First White Cloth Hall wins Yorkshire Insider Award

The project takes homes the Refurbishment and Renovation of the Year award.

interior of first white cloth hall with exposed beams and white walls

First White Cloth Hall has been awarded Refurbishment and Renovation of the Year at this year's Insider Yorkshire Property Industry Awards.

A Grade II* listed building, the First White Cloth Hall is one of the most significant historic buildings in Leeds city centre. Based on Kirkgate, Leeds’ oldest street, it was the first covered area to trade in cloth in Leeds and was instrumental in the development of the city’s textile trade.

Despite its significance, over the years the building gradually fell out of use and its condition declined. In 1999, it was placed on Historic England’s At Risk Register and was vacated around 2010. By this point, the building’s West Wing had been demolished due to serious structural issues and what remained of the rest of the building was in extremely poor condition.

interior of first white cloth hall, including stairs, and wooden base columns

It was acquired by developers Rushbond in 2017 who appointed us to carry out a complete restoration of the building and optimise its potential as a significant building within Leeds’ heritage landscape.

With grant support from Historic England, National Lottery Heritage Fund and Leeds City Council, the complex project has seen the building pulled back from the brink of complete ruin through considered conservation and repair.
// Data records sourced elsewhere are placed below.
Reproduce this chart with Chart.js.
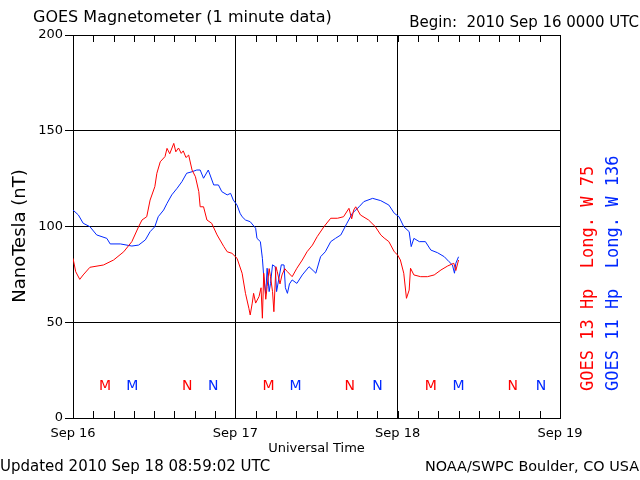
<!DOCTYPE html>
<html>
<head>
<meta charset="utf-8">
<title>GOES Magnetometer</title>
<script src="https://cdn.jsdelivr.net/npm/chart.js@4"></script>
<style>
  html, body { margin: 0; padding: 0; background: #fff; }
  #wrap { width: 640px; height: 480px; }
</style>
</head>
<body>
<div id="wrap"><canvas id="mag" width="640" height="480"></canvas></div>
<script>
// hours since 2010 Sep 16 0000 UTC
const dayLabels = ['Sep 16', 'Sep 17', 'Sep 18', 'Sep 19'];
const yTicks = [0, 50, 100, 150, 200];

const g13Hours = [0, 0.4, 1.0, 1.5, 2.5, 4.5, 6, 7.5, 8.7, 9.7, 10.2, 10.9, 11.4, 12.1, 12.4, 12.9, 13.6, 13.9, 14.3, 14.9,
  15.2, 15.6, 16.0, 16.3, 16.7, 17.1, 17.6, 18.1, 18.6, 18.8, 19.3, 19.8, 20.5, 21.3, 22.3, 22.8, 23.5, 24.25, 25, 25.5,
  26, 26.2, 26.5, 26.7, 27.0, 27.5, 27.8, 28.0, 28.2, 28.5, 28.7, 29.0, 29.2, 29.5, 29.7, 30.0, 30.2, 30.6, 30.9, 31.3,
  31.7, 32.4, 33.1, 33.9, 34.6, 35.4, 36.1, 37.1, 38.1, 39.1, 40, 40.8, 41.2, 41.5, 41.8, 42.5, 43.7, 44.7, 45.5, 46.0,
  46.7, 47.5, 48, 48.4, 48.9, 49.3, 49.7, 49.9, 50.4, 51.4, 52.4, 53.4, 54.4, 55.4, 56.3, 56.6, 57.0];
const g13Values = [83.4, 76.4, 72.4, 74.7, 78.7, 79.9, 82.5, 86.8, 92.1, 99.9, 103.4, 105.1, 113.8, 120.8, 127.8, 133.8, 136.5, 140.8, 138, 143.4,
  139, 141, 138.2, 139.5, 136, 137.3, 129.5, 126.0, 118.2, 110.3, 110.3, 103.4, 101.7, 95.6, 89.5, 86.8, 86.0, 83.4, 75.6, 65.1,
  57.3, 53.8, 60, 65.1, 60, 63.4, 68, 52.1, 75.6, 62, 68.6, 78, 73.8, 66, 55.5, 79, 76.4, 70, 74.7, 78,
  76.4, 73.8, 78.2, 82.5, 86.8, 90.3, 94.7, 99.9, 104.3, 104.3, 105.1, 109.5, 104, 108.6, 110.3, 106.0, 103.4, 99.9, 95.6, 94,
  92.1, 86.8, 85.1, 82.5, 75.6, 62.5, 66.8, 78.2, 74.7, 73.8, 73.8, 74.7, 77.3, 79.4, 80.8, 77, 82.5];

const g11Hours = [0, 0.8, 1.5, 2.5, 3.5, 5, 5.5, 7, 8.7, 9.7, 10.7, 11.4, 12.1, 12.6, 13.4, 13.9, 14.6, 15.4, 16.1, 16.8,
  17.6, 18.3, 18.8, 19.3, 20, 20.8, 21.5, 22, 22.8, 23.3, 23.7, 24.25, 24.7, 25, 25.5, 26.2, 27, 27.2, 27.7, 28,
  28.2, 28.5, 28.7, 29.0, 29.2, 29.5, 29.9, 30.1, 30.4, 30.8, 31.2, 31.4, 31.7, 32, 32.4, 33.1, 33.9, 34.9, 35.5, 35.9,
  36.6, 37.3, 38.1, 38.8, 39.6, 40.5, 41.3, 42.3, 43, 44.3, 45.5, 46.7, 47.5, 48.2, 48.9, 49.7, 50, 50.4, 51.2, 52.1,
  52.9, 53.9, 54.9, 55.6, 56.1, 56.4, 56.6, 57];
const g11Values = [108.6, 106, 101.7, 99.9, 95.6, 93.8, 90.9, 90.9, 89.8, 90.3, 93.0, 97.3, 99.9, 105.1, 108.6, 112.1, 116.5, 120, 123.4, 127.8,
  128.6, 129.5, 129.5, 125.2, 129.5, 121.7, 121.7, 118.2, 116.5, 117.3, 113.8, 111.2, 106.9, 105.1, 103.4, 102.5, 99.1, 93.8, 92.1, 83.4,
  73.8, 65, 78.2, 66, 70.3, 80, 79, 66, 72.1, 80, 79.9, 68, 65.1, 70, 72.1, 70.3, 74.7, 79, 77, 75.6,
  84.2, 86.8, 92.1, 93.8, 95.6, 101.7, 106.9, 110.3, 113, 114.7, 113.5, 111.2, 106.9, 105.1, 99.9, 97.3, 89.5, 93.8, 92.1, 92.1,
  87.7, 86.3, 84.2, 81.6, 79.9, 75.6, 80.8, 84.2];

// local midnight (M) and noon (N) markers
const markerHours = [4.75, 8.75, 16.9, 20.75, 28.9, 32.9, 40.9, 45.0, 52.9, 57.0, 65.0, 69.2];
const markerLabels = ['M', 'M', 'N', 'N', 'M', 'M', 'N', 'N', 'M', 'M', 'N', 'N'];
const markerSat = [13, 11, 13, 11, 13, 11, 13, 11, 13, 11, 13, 11];

const RED = '#ff0000';
const BLUE = '#0028ff';
const FONT = '"DejaVu Sans", sans-serif';
const MONO = '"DejaVu Sans Mono", monospace';

function toPoints(hours, values) {
    return hours.map((h, i) => ({ x: h, y: values[i] }));
}

const extras = {
    id: 'extras',
    afterDraw(chart) {
        const ctx = chart.ctx;
        const xs = chart.scales.x;
        const ys = chart.scales.y;
        const area = chart.chartArea;
        ctx.save();

        // 3-hour minor ticks, inward on top and bottom
        ctx.strokeStyle = '#000';
        ctx.lineWidth = 1;
        for (let h = 3; h < 72; h += 3) {
            const px = Math.round(xs.getPixelForValue(h)) + 0.5;
            ctx.beginPath();
            ctx.moveTo(px, area.top);
            ctx.lineTo(px, area.top + 7);
            ctx.moveTo(px, area.bottom);
            ctx.lineTo(px, area.bottom - 7);
            ctx.stroke();
        }

        // M / N markers
        ctx.font = '14px ' + FONT;
        ctx.textAlign = 'center';
        ctx.textBaseline = 'middle';
        markerHours.forEach((h, i) => {
            ctx.fillStyle = markerSat[i] === 13 ? RED : BLUE;
            ctx.fillText(markerLabels[i], xs.getPixelForValue(h), ys.getPixelForValue(16.5));
        });

        // titles and footers
        ctx.fillStyle = '#000';
        ctx.textAlign = 'left';
        ctx.font = '16px ' + FONT;
        ctx.fillText('GOES Magnetometer (1 minute data)', 33, 18);
        ctx.font = '15px ' + FONT;
        ctx.textAlign = 'right';
        ctx.fillText('Begin:  2010 Sep 16 0000 UTC', 639, 23);
        ctx.textAlign = 'left';
        ctx.fillText('Updated 2010 Sep 18 08:59:02 UTC', 0, 467);
        ctx.font = '14.4px ' + FONT;
        ctx.textAlign = 'right';
        ctx.fillText('NOAA/SWPC Boulder, CO USA', 639, 467);
        ctx.textAlign = 'center';
        ctx.font = '13px ' + FONT;
        ctx.fillText('Universal Time', (area.left + area.right) / 2, 449);

        // rotated labels
        ctx.font = '18px ' + FONT;
        ctx.save();
        ctx.translate(20, 236);
        ctx.rotate(-Math.PI / 2);
        ctx.textAlign = 'center';
        ctx.fillText('NanoTesla (nT)', 0, 0);
        ctx.restore();

        ctx.font = '17px ' + MONO;
        ctx.save();
        ctx.translate(589, 391);
        ctx.rotate(-Math.PI / 2);
        ctx.textAlign = 'left';
        ctx.fillStyle = RED;
        ctx.fillText('GOES 13 Hp  Long. W 75', 0, 0);
        ctx.restore();

        ctx.save();
        ctx.translate(614, 391);
        ctx.rotate(-Math.PI / 2);
        ctx.textAlign = 'left';
        ctx.fillStyle = BLUE;
        ctx.fillText('GOES 11 Hp  Long. W 136', 0, 0);
        ctx.restore();

        ctx.restore();
    }
};

new Chart(document.getElementById('mag'), {
    type: 'line',
    data: {
        datasets: [
            {
                label: 'GOES 13',
                data: toPoints(g13Hours, g13Values),
                borderColor: RED,
                borderWidth: 1,
                pointRadius: 0,
                tension: 0
            },
            {
                label: 'GOES 11',
                data: toPoints(g11Hours, g11Values),
                borderColor: BLUE,
                borderWidth: 1,
                pointRadius: 0,
                tension: 0
            }
        ]
    },
    options: {
        responsive: false,
        animation: false,
        events: [],
        layout: { padding: { left: 0, right: 80, top: 35, bottom: 0 } },
        plugins: {
            legend: { display: false },
            tooltip: { enabled: false }
        },
        scales: {
            x: {
                type: 'linear',
                min: 0,
                max: 72,
                afterFit(scale) { scale.height = 62; },
                afterBuildTicks(scale) {
                    scale.ticks = dayLabels.map((d, i) => ({ value: i * 24 }));
                },
                ticks: {
                    autoSkip: false,
                    maxRotation: 0,
                    padding: 8,
                    color: '#000',
                    font: { family: 'DejaVu Sans', size: 13 },
                    callback: (v) => dayLabels[v / 24]
                },
                grid: { color: '#000', drawTicks: false, lineWidth: 1 },
                border: { display: true, color: '#000' }
            },
            y: {
                min: 0,
                max: 200,
                afterFit(scale) { scale.width = 73; },
                afterBuildTicks(scale) {
                    scale.ticks = yTicks.map(v => ({ value: v }));
                },
                ticks: {
                    padding: 2,
                    color: '#000',
                    font: { family: 'DejaVu Sans', size: 13 }
                },
                grid: { color: '#000', tickLength: 8, lineWidth: 1 },
                border: { display: true, color: '#000' }
            }
        }
    },
    plugins: [extras]
});
</script>
</body>
</html>
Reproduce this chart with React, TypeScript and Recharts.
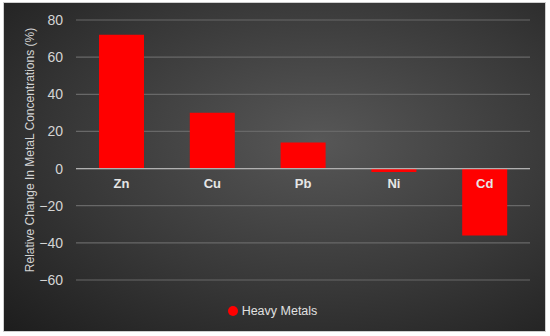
import { BarChart, Bar, XAxis, YAxis, CartesianGrid, Legend, ReferenceLine, LabelList } from 'recharts';

const metals = ['Zn', 'Cu', 'Pb', 'Ni', 'Cd'];
const relativeChange = [72, 30, 14, -1.8, -36];
const yTicks = [-60, -40, -20, 0, 20, 40, 60, 80];

const data = metals.map((name, i) => ({ name, value: relativeChange[i] }));

const formatTick = (v: number): string => String(v).replace('-', '\u2212');

// category names sit just under the zero line, not at the bottom of the plot
const CategoryLabel = (props: any) => {
  const { x, y, width, height, value } = props;
  return (
    <text
      x={x + width / 2}
      y={y + height + 19}
      textAnchor="middle"
      fill="#e6e6e6"
      fontSize={13}
      fontWeight="bold"
      fontFamily="Liberation Sans, Arial, sans-serif"
    >
      {value}
    </text>
  );
};

export default function App() {
  return (
    <div
      style={{
        position: 'absolute',
        left: 3,
        top: 2,
        width: 541,
        height: 328,
        border: '1px solid #cfcfcf',
        background: 'radial-gradient(ellipse at 58% 42%, #575757 0%, #383838 55%, #1d1d1d 100%)',
        fontFamily: 'Liberation Sans, Arial, sans-serif',
      }}
    >
      <BarChart width={541} height={328} data={data} margin={{ top: 17, right: 15, left: 21, bottom: 33 }}>
        <CartesianGrid vertical={false} stroke="#686868" strokeWidth={1.2} />
        <XAxis dataKey="name" hide />
        <YAxis
          domain={[-60, 80]}
          ticks={yTicks}
          width={51}
          tickFormatter={formatTick}
          tick={{ fontSize: 14, fill: '#d4d4d4' }}
          tickLine={false}
          axisLine={false}
          tickSize={6}
          tickMargin={7}
          label={{
            value: 'Relative Change In MetaL Concentrations (%)',
            angle: -90,
            position: 'insideLeft',
            offset: 5,
            style: { textAnchor: 'middle', fill: '#d4d4d4', fontSize: 12 },
          }}
        />
        <ReferenceLine y={0} stroke="#b0b0b0" strokeWidth={1.2} />
        <Legend
          verticalAlign="bottom"
          iconType="circle"
          iconSize={10}
          wrapperStyle={{ bottom: 12 }}
          formatter={(v: string) => (
            <span style={{ color: '#e0e0e0', fontSize: 12.5 }}>{v}</span>
          )}
        />
        <Bar dataKey="value" name="Heavy Metals" fill="#ff0000" barSize={45} isAnimationActive={false}>
          <LabelList dataKey="name" content={CategoryLabel} />
        </Bar>
      </BarChart>
    </div>
  );
}
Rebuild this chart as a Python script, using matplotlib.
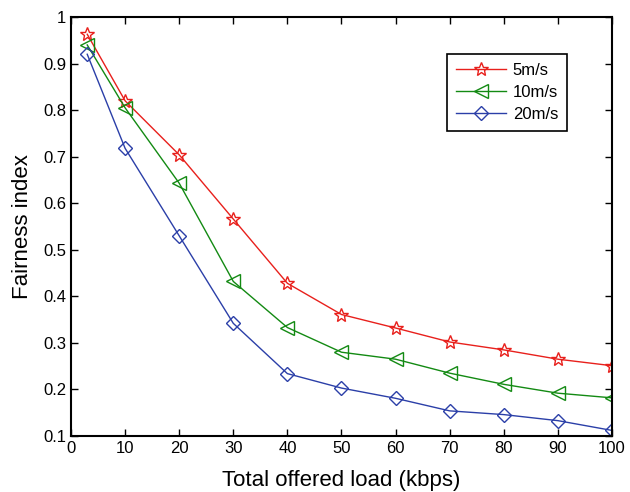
import matplotlib
matplotlib.use("Agg")
import matplotlib.pyplot as plt

plt.rcParams['font.family'] = ['Liberation Sans', 'DejaVu Sans']

load = [3, 10, 20, 30, 40, 50, 60, 70, 80, 90, 100]
speed_5 = [0.963, 0.820, 0.704, 0.566, 0.428, 0.361, 0.332, 0.302, 0.285, 0.265, 0.251]
speed_10 = [0.940, 0.805, 0.643, 0.432, 0.333, 0.280, 0.265, 0.235, 0.211, 0.192, 0.182]
speed_20 = [0.920, 0.718, 0.530, 0.342, 0.234, 0.203, 0.181, 0.154, 0.146, 0.133, 0.112]
labels = ['5m/s', '10m/s', '20m/s']

fig = plt.figure(figsize=(6.3, 4.92), dpi=100)
ax = fig.add_axes([0.1127, 0.1138, 0.8587, 0.8516])

ax.plot(load, speed_5, color='#e8201c', marker='*', markersize=10, markerfacecolor='none',
        markeredgewidth=1.0, linewidth=1.0, label=labels[0])
ax.plot(load, speed_10, color='#138a13', marker='<', markersize=10, markerfacecolor='none',
        markeredgewidth=1.0, linewidth=1.0, label=labels[1])
ax.plot(load, speed_20, color='#2b3fa8', marker='D', markersize=7, markerfacecolor='none',
        markeredgewidth=1.0, linewidth=1.0, label=labels[2])

ax.set_xlim(0, 100)
ax.set_ylim(0.1, 1.0)
ax.set_xticks(range(0, 101, 10))
ax.set_yticks([0.1, 0.2, 0.3, 0.4, 0.5, 0.6, 0.7, 0.8, 0.9, 1.0])
ax.set_yticklabels(['0.1', '0.2', '0.3', '0.4', '0.5', '0.6', '0.7', '0.8', '0.9', '1'])
ax.tick_params(direction='in', top=True, right=True, labelsize=12, length=5, width=1)
for s in ax.spines.values():
    s.set_linewidth(1.5)

ax.set_xlabel('Total offered load (kbps)', fontsize=16, labelpad=10)
ax.set_ylabel('Fairness index', fontsize=16, labelpad=7)

leg = ax.legend(loc='upper left', bbox_to_anchor=(0.695, 0.912), borderaxespad=0,
                fontsize=12, fancybox=False, edgecolor='black', framealpha=1,
                handlelength=3.0, handletextpad=0.4, borderpad=0.55, labelspacing=0.42)
leg.get_frame().set_linewidth(1.2)

fig.savefig('out.png', dpi=100)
Where possible, surviving elements of the original brick and stone walls have been conserved and incorporated into the new designs, leaving a raw, textural character to the interior spaces. The restoration also included a complete reinstatement of the original West Wing, which was lost during demolition in 2010, and the creation of a new central, top-lit atrium which reveals the original building form and animates the space that was originally a hub of activity.

As a result of the restoration, the building has now been removed from Historic England's At Risk register, after almost 20 years on the list.